La excepcionalidad del yacimiento de la cueva también reside
en la datación de los restos, que ha ido generando información de amplio
recorrido en bibliotecas y academias científicas. Los primeros análisis
hablaban de una antigüedad de 30.000 años, convirtiendo a los neandertales de Zafarraya
en los últimos en extinguirse en Europa, donde la especie hacía más de diez
milenios que había sido complemente sustituida por el Homo Sapiens.

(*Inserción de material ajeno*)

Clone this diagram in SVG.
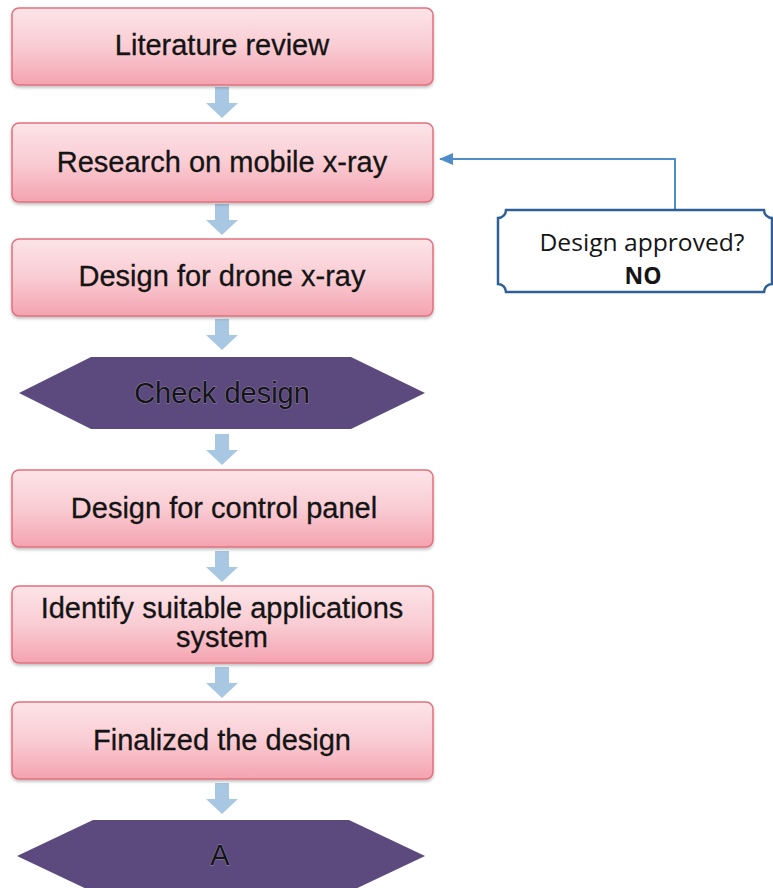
<svg xmlns="http://www.w3.org/2000/svg" width="773" height="888" viewBox="0 0 773 888">
<defs>
  <linearGradient id="pink" x1="0" y1="0" x2="0" y2="1">
    <stop offset="0" stop-color="#fce4e8"/>
    <stop offset="0.5" stop-color="#f9ccd3"/>
    <stop offset="1" stop-color="#f4a3b0"/>
  </linearGradient>
  <filter id="shadow" x="-5%" y="-10%" width="110%" height="130%">
    <feDropShadow dx="0" dy="2" stdDeviation="1.5" flood-color="#000" flood-opacity="0.25"/>
  </filter>
  <marker id="ah" markerWidth="14" markerHeight="12" refX="13" refY="6" orient="auto" markerUnits="userSpaceOnUse">
    <path d="M0,0 L14,6 L0,12 Z" fill="#4f8cca"/>
  </marker>
  <path id="blk" d="M-7,0 H7 V16 H16 L0,31 L-16,16 H-7 Z"/>
</defs>
<style>
  .box { fill: url(#pink); stroke: #e2707f; stroke-width: 1.5; filter: url(#shadow); }
  .hex { fill: #5c4a7f; }
  .t { font-family: "Liberation Sans", Arial, sans-serif; font-size: 29px; fill: #141414; stroke: #141414; stroke-width: 0.3; text-anchor: middle; }
  .ht { font-family: "Liberation Sans", Arial, sans-serif; font-size: 29px; fill: #151515; text-anchor: middle; stroke: #9486ad; stroke-width: 0.8; paint-order: stroke; }
  .arr { fill: #a8c7e3; }
  .dt { font-family: "Open Sans", "Noto Sans", sans-serif; font-size: 23px; fill: #151515; text-anchor: middle; }
</style>

<g id="connectors">
  <use href="#blk" class="arr" x="222" y="87"/>
  <use href="#blk" class="arr" x="222" y="204"/>
  <use href="#blk" class="arr" x="222" y="319"/>
  <use href="#blk" class="arr" x="222" y="434"/>
  <use href="#blk" class="arr" x="222" y="551"/>
  <use href="#blk" class="arr" x="222" y="667"/>
  <use href="#blk" class="arr" x="222" y="783"/>
  <polyline points="675,210 675,159 440,159" fill="none" stroke="#4f8cca" stroke-width="2" marker-end="url(#ah)"/>
</g>

<g id="n1">
  <rect class="box" x="12" y="8" width="421" height="77" rx="7"/>
  <text class="t" x="222" y="55">Literature review</text>
</g>
<g id="n2">
  <rect class="box" x="12" y="123" width="421" height="79" rx="7"/>
  <text class="t" x="222" y="172">Research on mobile x-ray</text>
</g>
<g id="n3">
  <rect class="box" x="12" y="239" width="421" height="77" rx="7"/>
  <text class="t" x="222" y="286">Design for drone x-ray</text>
</g>
<g id="n4">
  <polygon class="hex" points="19,393 91,357 351,357 425,393 351,429 91,429"/>
  <text class="ht" x="222" y="403">Check design</text>
</g>
<g id="n5">
  <rect class="box" x="12" y="470" width="421" height="77" rx="7"/>
  <text class="t" x="224" y="518">Design for control panel</text>
</g>
<g id="n6">
  <rect class="box" x="12" y="586" width="421" height="77" rx="7"/>
  <text class="t" x="222" y="618">Identify suitable applications</text>
  <text class="t" x="222" y="647">system</text>
</g>
<g id="n7">
  <rect class="box" x="12" y="702" width="421" height="77" rx="7"/>
  <text class="t" x="222" y="750">Finalized the design</text>
</g>
<g id="n8">
  <polygon class="hex" points="17,856 93,820 349,820 425,856 349,892 93,892"/>
  <text class="ht" x="220" y="865">A</text>
</g>
<g id="decision">
  <path d="M506,210 H764 A8,8 0 0 0 772,218 V284 A8,8 0 0 0 764,292 H506 A8,8 0 0 0 498,284 V218 A8,8 0 0 0 506,210 Z" fill="#ffffff" stroke="#2f5f98" stroke-width="2.5"/>
  <text class="dt" x="642" y="251" textLength="205" lengthAdjust="spacingAndGlyphs">Design approved?</text>
  <text class="dt" x="643" y="284" font-weight="bold">NO</text>
</g>
</svg>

Evaluaciones posteriores, con tecnología aportada por la universidad de Oxford,
han introducido nuevas e importantes variaciones. Según estos, las piezas
corresponderían a un asentamiento más remoto, de 46.000 años. Los diferentes
resultados no invalidan el asombroso contenido histórico de la cueva. Lo cuenta
Javier Noriega, de la empresa arqueológica Nerea: «Zafarraya supone una
constatación científica de primer orden con lo descubierto y lo que queda por
descubrir. Nos hallamos ante un interesante diálogo entre una especie, la del
hombre del Neandertal y un territorio, uno de los principales yacimientos del
periodo de la Península »,
explica. Sin duda, la memoria del hombre. Sus huellas imprecisas. Sus angustias
y movimientos iniciales.
Un tesoro apreciado pero sin explotar: la desidia frente al éxito
- La cueva permanece cerrada. Protegida, además, por un sendero pedregoso, difícil de domar, con el único claro descrito por la línea del antiguo ferrocarril, en los pies de la ladera. Nadie se ha molestado por contratar a un guía. No hay dípticos ni paneles explicativos. Una pobreza señalética que no guarda proporción alguna con la importancia del yacimiento, que ha inspirado trabajos y publicaciones en países como China e instituciones del prestigio de la Academia de las Ciencias de Estados Unidos. Pocos después del descubrimiento de los restos, la Junta de Andalucía otorgó a la cueva la catalogación BIC. Además, se hicieron las gestiones para obtener la titularidad de los terrenos, hasta entonces en manos privados. Eso, junto a la exhibición en el Museo de Málaga de algunas de sus piezas, son, sin embargo, las únicas acciones llevadas a cabo para ampliar la proyección del yacimiento, que todavía, en futuras exploraciones, podría dar lugar a nuevas y jugosas sorpresas. Una lástima, y en eso coincide Cecilio Barroso con los arqueólogos Eduardo García Alfonso y Javier Noriega, para el territorio, que cuenta sin apenas saberlo con una riqueza digna de llamar la atención, como sucede en Francia, de miles de turistas. De momento, todo sigue igual. Casi cuarenta años después de su descubrimiento, Zafarraya brilla. Pero sólo en artículos y estudios técnicos.